How Cajuns and Creoles reinvented rock ‘n’ roll — swamp style

The World
The World

In 1963, “I’m Leaving It Up to You” by the duo Dale & Grace hit number one on the Billboard charts and went gold. It was a breakout hit for both the band and a new style that was bubbling up in the bayous of southwestern Louisiana: swamp pop.

If you think about music in southwestern Louisiana, you're probably thinking about Zydeco or Cajun music, and artists like Clifton Chenier — the "King of Zydeco" — playing classics in Creole French. But in the 1950s, as rock 'n' roll exploded on the national stage, folks who grew up listening to Zydeco and Cajun classics were also swept up in the new sound.

“When the Cajuns of the 1950s grew up, they didn't want to play the Cajun music," says Mark Layne, the General Manager at KVPI, the local station down in Ville Platte, Louisiana. Instead, they blended the sounds of artists like Elvis and Fats Domino with Cajun classics, creating a new style. 

"It was like an influence of New Orleans rhythm and blues," Layne says. "It had a saxophone and horns and it had a backbeat and it’s called swamp pop — and its located right here."

Layne has been working at the station, which plays swamp pop, for 40 years. But when he first started DJing there as a teenager, he couldn't stand Cajun or Zydeco — or even swamp pop.

“I wanted to play the big rock bands like the Eagles and Grand Funk, and then later on I had a come-to-Jesus moment and I got to meet them," he remembers. "These guys have as much talent as all these big national acts, but they just never got the breaks."

So it's not surprising that you probably haven't heard of Cookie and the Cupcakes, Johnnie Allan, Randy and the Rockets or Bobby Page and the Riff Raffs. And in some ways, it seems these artists just were creating a version of rock all their own, translating the mainstream 1950s and '60s sound into something more familiar for themselves and their neighbors.

At the height of the twist craze, for instance, Randy and the Rockets released their own twist tune: “Let's Do the Cajun Twist.”

Swamp pop artists also sang, as they say down here, en franglais. Songs like “Colinda,” by Rod Bernard had lyrics in both in both French and English.

Many songs by swamp pop artists actually went on to become hits when covered by mainstream artists; the song "Later Alligator," originally written and recorded by Bobby Charles in 1955, was covered by Bill Haley & His Comets in 1956. Their version went on to become a top 10 hit.

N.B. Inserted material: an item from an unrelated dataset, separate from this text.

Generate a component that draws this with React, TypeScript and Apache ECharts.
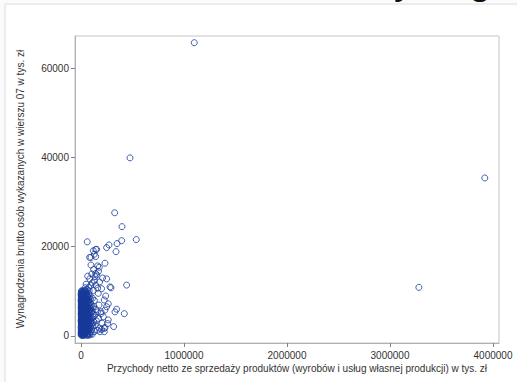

Ville Platte has become the epicenter of swamp pop. The town has a little museum dedicated to the style, and an annual Swamp Pop Festival that Layne started. Though the swamp pop greats are getting up there in age, people from around the world come every year to listen and dance. But if you can't get down here for the festival, you can still listen to the music streaming every Friday all day long on KVPI.